Railroads combine mission-critical operations (schedules, hazmat rules, terminal access) with long sales cycles (enterprise shippers, OEMs). This means:
- Prompts often mix operational guidance and commercial comparison; you must monitor both.
- Safety and regulatory accuracy are higher-stakes than other transport segments — incorrect AI answers can create compliance or liability risks.
- Rail-specific assets (unit trains, intermodal terminals, interchange points) require focused source control (e.g., terminal pages, published interchange policies) rather than generic transport content.

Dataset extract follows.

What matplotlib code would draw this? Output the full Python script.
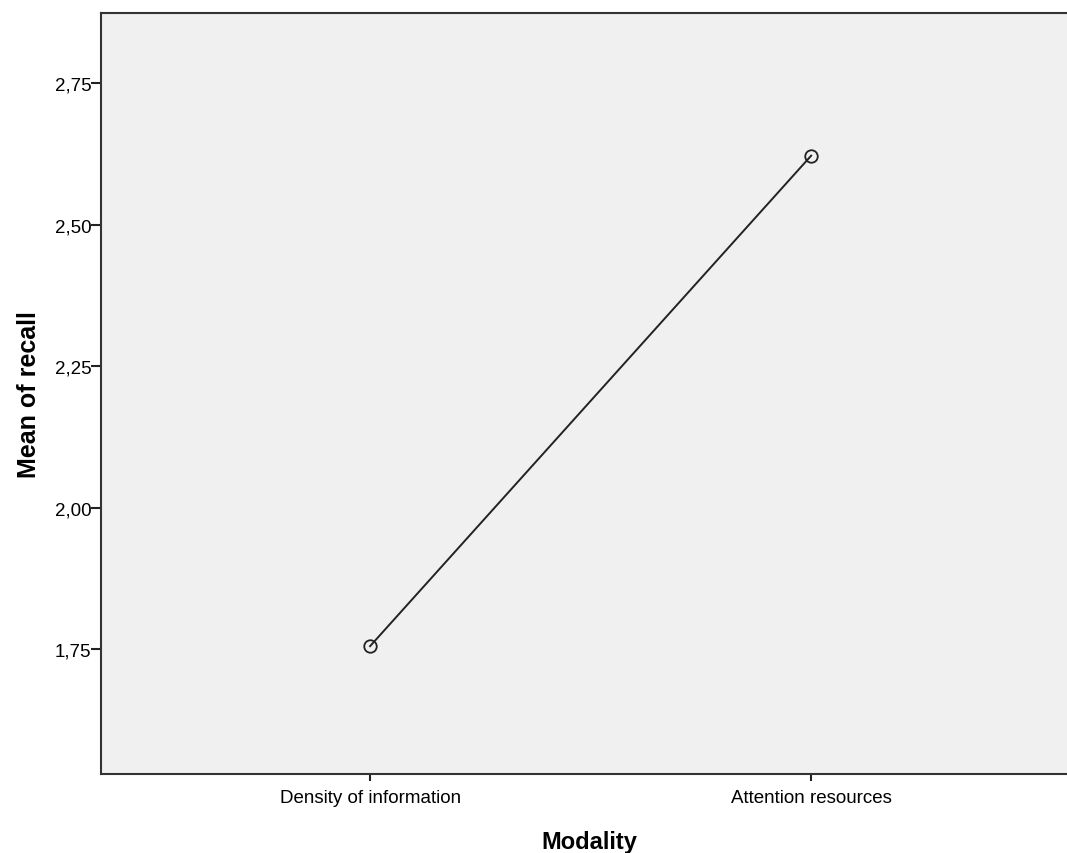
import matplotlib.pyplot as plt
from matplotlib.ticker import FuncFormatter

plt.rcParams['font.family'] = ['Liberation Sans', 'DejaVu Sans']

# Estimated marginal means of recall by modality
categories = ["Density of information", "Attention resources"]
means = [1.755, 2.622]
yticks = [1.75, 2.00, 2.25, 2.50, 2.75]

fig = plt.figure(figsize=(10.67, 8.54), dpi=100)
ax = fig.add_axes([0.0947, 0.0925, 0.9053, 0.891])
ax.set_facecolor('#f0f0f0')

x = list(range(len(categories)))
ax.plot(x, means, color='#222222', lw=1.4, marker='o', markersize=9,
        markerfacecolor='none', markeredgecolor='#222222', markeredgewidth=1.3)

ax.set_xlim(-0.61, 1.58)
ax.set_ylim(1.529, 2.874)
ax.set_xticks(x)
ax.set_xticklabels(categories)
ax.set_yticks(yticks)
ax.yaxis.set_major_formatter(FuncFormatter(lambda v, p: f"{v:.2f}".replace('.', ',')))
ax.tick_params(axis='y', labelsize=13.5, length=7, width=1.5, direction='out',
               color='#222222', pad=0)
ax.tick_params(axis='x', labelsize=13.5, length=5, width=1.5, direction='out',
               color='#222222', pad=6)

for s in ['left', 'bottom', 'top']:
    ax.spines[s].set_color('#333333')
    ax.spines[s].set_linewidth(1.5)
ax.spines['right'].set_visible(False)

ax.set_ylabel("Mean of recall", fontsize=18, fontweight='bold')
ax.set_xlabel("Modality", fontsize=17, fontweight='bold')
ax.yaxis.set_label_coords(-0.062, 0.5)
ax.xaxis.set_label_coords(0.505, -0.073)

fig.savefig("out.png", dpi=100)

How often should teams review AI visibility for this segment?
Review cadence should be weekly for monitoring and triage, with daily alerts for high-impact changes (safety, service outages, claims). Operational execution:
- Weekly: full prompt feed review and content action planning (recommended).
- Daily: automated alerts for any answer that references safety, schedule disruption, or legal/regulatory guidance.
- Monthly: strategy sync between marketing, operations, and sales to prioritize lane-level investments and source remediation.